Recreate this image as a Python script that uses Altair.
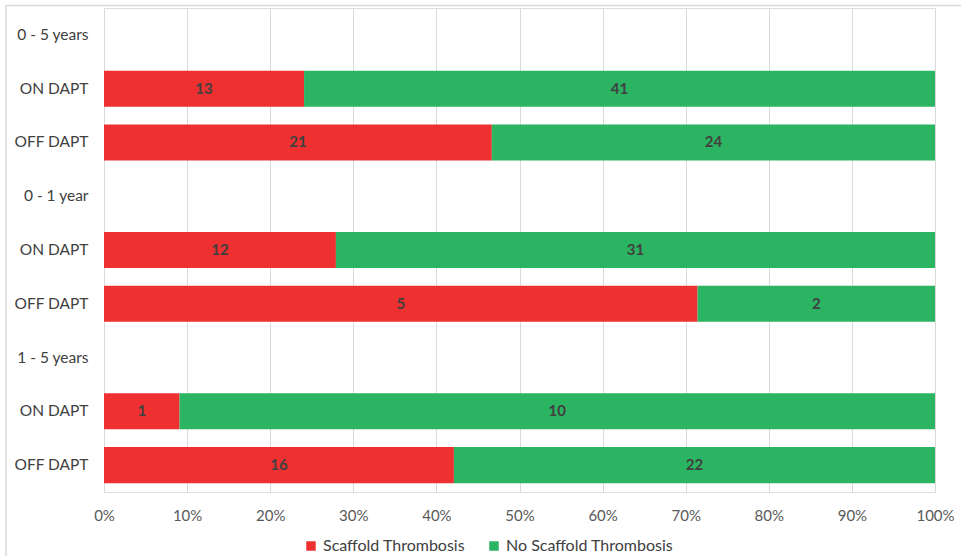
import altair as alt
import pandas as pd

# Row order, top to bottom: period headers followed by their DAPT groups
row_keys = [
    "0 - 5 years", "ON DAPT|0-5", "OFF DAPT|0-5",
    "0 - 1 year", "ON DAPT|0-1", "OFF DAPT|0-1",
    "1 - 5 years", "ON DAPT|1-5", "OFF DAPT|1-5",
]

bar_rows = ["ON DAPT|0-5", "OFF DAPT|0-5", "ON DAPT|0-1", "OFF DAPT|0-1",
            "ON DAPT|1-5", "OFF DAPT|1-5"]
scaffold_thrombosis = [13, 21, 12, 5, 1, 16]
no_scaffold_thrombosis = [41, 24, 31, 2, 10, 22]

series = ["Scaffold Thrombosis", "No Scaffold Thrombosis"]
colors = ["#ee3030", "#2bb462"]

records = []
for r, a, b in zip(bar_rows, scaffold_thrombosis, no_scaffold_thrombosis):
    records.append({"row": r, "series": series[0], "order": 0, "count": a})
    records.append({"row": r, "series": series[1], "order": 1, "count": b})
df = pd.DataFrame(records)

FONT = "Lato"

base = alt.Chart(df).transform_joinaggregate(
    total="sum(count)", groupby=["row"]
).transform_calculate(
    frac="datum.count / datum.total"
).transform_window(
    end="sum(frac)", sort=[alt.SortField("order")], groupby=["row"], frame=[None, 0]
).transform_calculate(
    start="datum.end - datum.frac",
    mid="datum.end - datum.frac / 2",
)

y_enc = alt.Y(
    "row:N",
    scale=alt.Scale(domain=row_keys, paddingInner=0.33, paddingOuter=0.165),
    axis=alt.Axis(
        title=None, domain=False, ticks=False, grid=False,
        labelExpr="split(datum.label, '|')[0]",
        labelFont=FONT, labelFontSize=15.5, labelColor="#404040", labelPadding=16,
    ),
)

bars = base.mark_bar().encode(
    x=alt.X(
        "start:Q",
        scale=alt.Scale(domain=[0, 1], nice=False),
        axis=alt.Axis(
            title=None, format="%", values=[i / 10 for i in range(11)],
            domain=False, ticks=False, grid=True, gridColor="#d9d9d9",
            labelFlush=False, labelBound=False,
            labelFont=FONT, labelFontSize=15, labelColor="#595959", labelPadding=16,
        ),
    ),
    x2="end:Q",
    y=y_enc,
    color=alt.Color(
        "series:N",
        scale=alt.Scale(domain=series, range=colors),
        legend=alt.Legend(
            title=None, orient="none", direction="horizontal",
            legendX=199, legendY=530, symbolType="square", symbolSize=90,
            symbolStrokeWidth=0, labelFont=FONT, labelFontSize=16, labelLimit=400,
            labelColor="#404040", columnPadding=20, labelOffset=4,
        ),
    ),
    order="order:Q",
)

labels = base.mark_text(
    font=FONT, fontSize=15, fontWeight="bold", color="#404040", baseline="middle"
).encode(
    x="mid:Q",
    y=alt.Y("row:N", scale=alt.Scale(domain=row_keys)),
    text="count:Q",
)

# Thin frame along the top and left edges of the chart area
frame = alt.Chart(alt.Data(values=[{}])).mark_rule(color="#d9d9d9", strokeWidth=1.5).encode(
    x=alt.value(-98), x2=alt.value(860), y=alt.value(-2.5), y2=alt.value(-2.5)
)
frame_left = alt.Chart(alt.Data(values=[{}])).mark_rule(color="#d9d9d9", strokeWidth=1.5).encode(
    x=alt.value(-98), x2=alt.value(-98), y=alt.value(-2.5), y2=alt.value(560)
)

chart = alt.layer(bars, labels, frame, frame_left).properties(
    width=831, height=484,
    autosize=alt.AutoSizeParams(type="none"),
    padding={"left": 104, "top": 8, "right": 26, "bottom": 64},
).configure_view(stroke=None).configure(background="white")

chart.save("out.html", embed_options={"renderer": "svg", "actions": False})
·····
• Direction
Make an exact copy of the whole listing, but don't bring over any pictures.

• Solution to this task
Recreate this image as a Python script that uses Altair.
import altair as alt
import pandas as pd

# Row order, top to bottom: period headers followed by their DAPT groups
row_keys = [
    "0 - 5 years", "ON DAPT|0-5", "OFF DAPT|0-5",
    "0 - 1 year", "ON DAPT|0-1", "OFF DAPT|0-1",
    "1 - 5 years", "ON DAPT|1-5", "OFF DAPT|1-5",
]

bar_rows = ["ON DAPT|0-5", "OFF DAPT|0-5", "ON DAPT|0-1", "OFF DAPT|0-1",
            "ON DAPT|1-5", "OFF DAPT|1-5"]
scaffold_thrombosis = [13, 21, 12, 5, 1, 16]
no_scaffold_thrombosis = [41, 24, 31, 2, 10, 22]

series = ["Scaffold Thrombosis", "No Scaffold Thrombosis"]
colors = ["#ee3030", "#2bb462"]

records = []
for r, a, b in zip(bar_rows, scaffold_thrombosis, no_scaffold_thrombosis):
    records.append({"row": r, "series": series[0], "order": 0, "count": a})
    records.append({"row": r, "series": series[1], "order": 1, "count": b})
df = pd.DataFrame(records)

FONT = "Lato"

base = alt.Chart(df).transform_joinaggregate(
    total="sum(count)", groupby=["row"]
).transform_calculate(
    frac="datum.count / datum.total"
).transform_window(
    end="sum(frac)", sort=[alt.SortField("order")], groupby=["row"], frame=[None, 0]
).transform_calculate(
    start="datum.end - datum.frac",
    mid="datum.end - datum.frac / 2",
)

y_enc = alt.Y(
    "row:N",
    scale=alt.Scale(domain=row_keys, paddingInner=0.33, paddingOuter=0.165),
    axis=alt.Axis(
        title=None, domain=False, ticks=False, grid=False,
        labelExpr="split(datum.label, '|')[0]",
        labelFont=FONT, labelFontSize=15.5, labelColor="#404040", labelPadding=16,
    ),
)

bars = base.mark_bar().encode(
    x=alt.X(
        "start:Q",
        scale=alt.Scale(domain=[0, 1], nice=False),
        axis=alt.Axis(
            title=None, format="%", values=[i / 10 for i in range(11)],
            domain=False, ticks=False, grid=True, gridColor="#d9d9d9",
            labelFlush=False, labelBound=False,
            labelFont=FONT, labelFontSize=15, labelColor="#595959", labelPadding=16,
        ),
    ),
    x2="end:Q",
    y=y_enc,
    color=alt.Color(
        "series:N",
        scale=alt.Scale(domain=series, range=colors),
        legend=alt.Legend(
            title=None, orient="none", direction="horizontal",
            legendX=199, legendY=530, symbolType="square", symbolSize=90,
            symbolStrokeWidth=0, labelFont=FONT, labelFontSize=16, labelLimit=400,
            labelColor="#404040", columnPadding=20, labelOffset=4,
        ),
    ),
    order="order:Q",
)

labels = base.mark_text(
    font=FONT, fontSize=15, fontWeight="bold", color="#404040", baseline="middle"
).encode(
    x="mid:Q",
    y=alt.Y("row:N", scale=alt.Scale(domain=row_keys)),
    text="count:Q",
)

# Thin frame along the top and left edges of the chart area
frame = alt.Chart(alt.Data(values=[{}])).mark_rule(color="#d9d9d9", strokeWidth=1.5).encode(
    x=alt.value(-98), x2=alt.value(860), y=alt.value(-2.5), y2=alt.value(-2.5)
)
frame_left = alt.Chart(alt.Data(values=[{}])).mark_rule(color="#d9d9d9", strokeWidth=1.5).encode(
    x=alt.value(-98), x2=alt.value(-98), y=alt.value(-2.5), y2=alt.value(560)
)

chart = alt.layer(bars, labels, frame, frame_left).properties(
    width=831, height=484,
    autosize=alt.AutoSizeParams(type="none"),
    padding={"left": 104, "top": 8, "right": 26, "bottom": 64},
).configure_view(stroke=None).configure(background="white")

chart.save("out.html", embed_options={"renderer": "svg", "actions": False})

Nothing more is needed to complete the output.